WORK REQUIRED → For the listing below, give the count of lines containing the string "that" and nothing else.

DATA LISTING →

=-=-=

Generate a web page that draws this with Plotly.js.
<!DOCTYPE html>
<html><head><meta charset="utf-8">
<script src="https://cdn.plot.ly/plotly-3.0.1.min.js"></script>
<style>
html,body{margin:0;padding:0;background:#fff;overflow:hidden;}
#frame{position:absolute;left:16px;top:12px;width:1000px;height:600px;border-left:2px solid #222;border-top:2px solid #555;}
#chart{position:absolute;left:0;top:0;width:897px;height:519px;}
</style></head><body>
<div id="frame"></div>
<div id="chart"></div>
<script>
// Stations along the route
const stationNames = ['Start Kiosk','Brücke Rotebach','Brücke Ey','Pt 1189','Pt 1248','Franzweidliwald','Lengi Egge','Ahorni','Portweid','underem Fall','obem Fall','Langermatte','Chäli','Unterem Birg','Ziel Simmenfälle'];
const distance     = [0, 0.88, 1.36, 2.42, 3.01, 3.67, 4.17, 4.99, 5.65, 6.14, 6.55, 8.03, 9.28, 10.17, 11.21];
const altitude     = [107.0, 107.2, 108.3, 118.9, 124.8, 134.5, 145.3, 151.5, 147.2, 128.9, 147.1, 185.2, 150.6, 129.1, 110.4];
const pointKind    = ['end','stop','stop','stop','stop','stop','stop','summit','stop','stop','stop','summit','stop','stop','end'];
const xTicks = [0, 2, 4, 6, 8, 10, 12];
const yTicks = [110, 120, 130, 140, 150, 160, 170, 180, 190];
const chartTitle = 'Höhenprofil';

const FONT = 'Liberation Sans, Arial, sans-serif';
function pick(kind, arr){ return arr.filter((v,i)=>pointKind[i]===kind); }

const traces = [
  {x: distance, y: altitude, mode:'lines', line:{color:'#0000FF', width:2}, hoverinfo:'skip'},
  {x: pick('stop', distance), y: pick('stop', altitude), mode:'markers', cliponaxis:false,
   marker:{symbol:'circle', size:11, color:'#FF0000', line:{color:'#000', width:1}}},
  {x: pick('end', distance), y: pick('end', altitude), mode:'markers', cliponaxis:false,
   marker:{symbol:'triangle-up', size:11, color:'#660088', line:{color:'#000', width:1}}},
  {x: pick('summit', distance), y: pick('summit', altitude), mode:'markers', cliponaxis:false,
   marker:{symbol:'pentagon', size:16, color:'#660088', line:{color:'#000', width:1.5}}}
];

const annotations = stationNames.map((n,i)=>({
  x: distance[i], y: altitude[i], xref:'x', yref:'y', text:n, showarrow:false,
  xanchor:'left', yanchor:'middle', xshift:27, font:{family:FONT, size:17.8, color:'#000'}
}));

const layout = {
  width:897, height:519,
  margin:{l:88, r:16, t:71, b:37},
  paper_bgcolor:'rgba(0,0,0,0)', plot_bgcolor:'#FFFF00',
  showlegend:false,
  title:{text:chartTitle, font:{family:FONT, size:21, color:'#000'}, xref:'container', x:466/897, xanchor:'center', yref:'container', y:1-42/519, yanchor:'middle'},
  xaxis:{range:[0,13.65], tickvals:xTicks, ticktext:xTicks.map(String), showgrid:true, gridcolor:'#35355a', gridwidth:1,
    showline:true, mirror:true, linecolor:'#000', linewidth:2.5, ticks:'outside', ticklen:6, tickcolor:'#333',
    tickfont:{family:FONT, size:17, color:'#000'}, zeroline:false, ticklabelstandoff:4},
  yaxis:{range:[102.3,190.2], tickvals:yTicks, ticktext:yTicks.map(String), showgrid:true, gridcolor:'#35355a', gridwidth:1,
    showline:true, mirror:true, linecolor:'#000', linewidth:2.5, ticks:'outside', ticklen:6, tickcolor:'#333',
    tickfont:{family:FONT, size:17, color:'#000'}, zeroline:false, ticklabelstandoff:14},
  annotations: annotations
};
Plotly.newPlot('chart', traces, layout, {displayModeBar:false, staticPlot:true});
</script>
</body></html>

=-=-=

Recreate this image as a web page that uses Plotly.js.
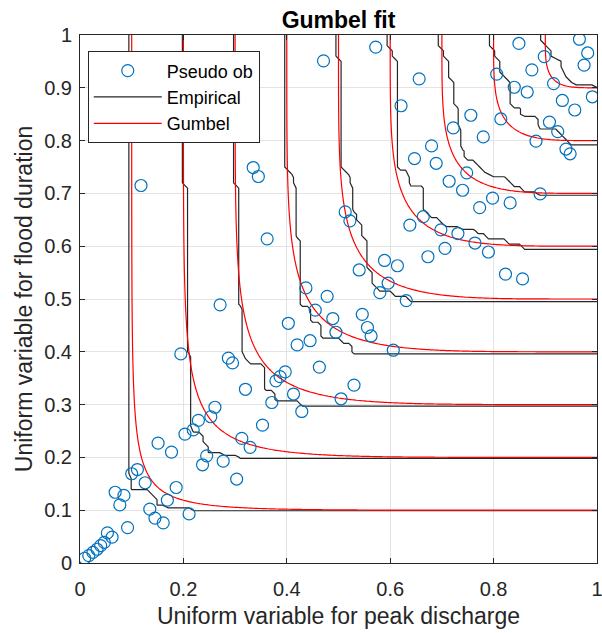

=-=-=

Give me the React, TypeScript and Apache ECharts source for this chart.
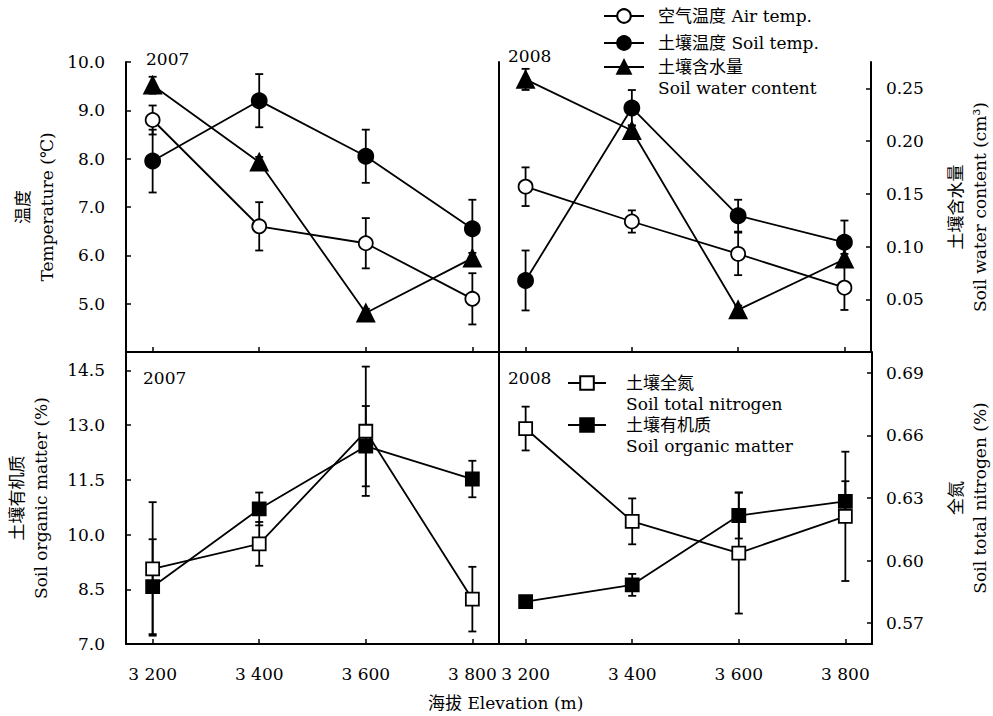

=-=-=

RESPONSE BELOW → 2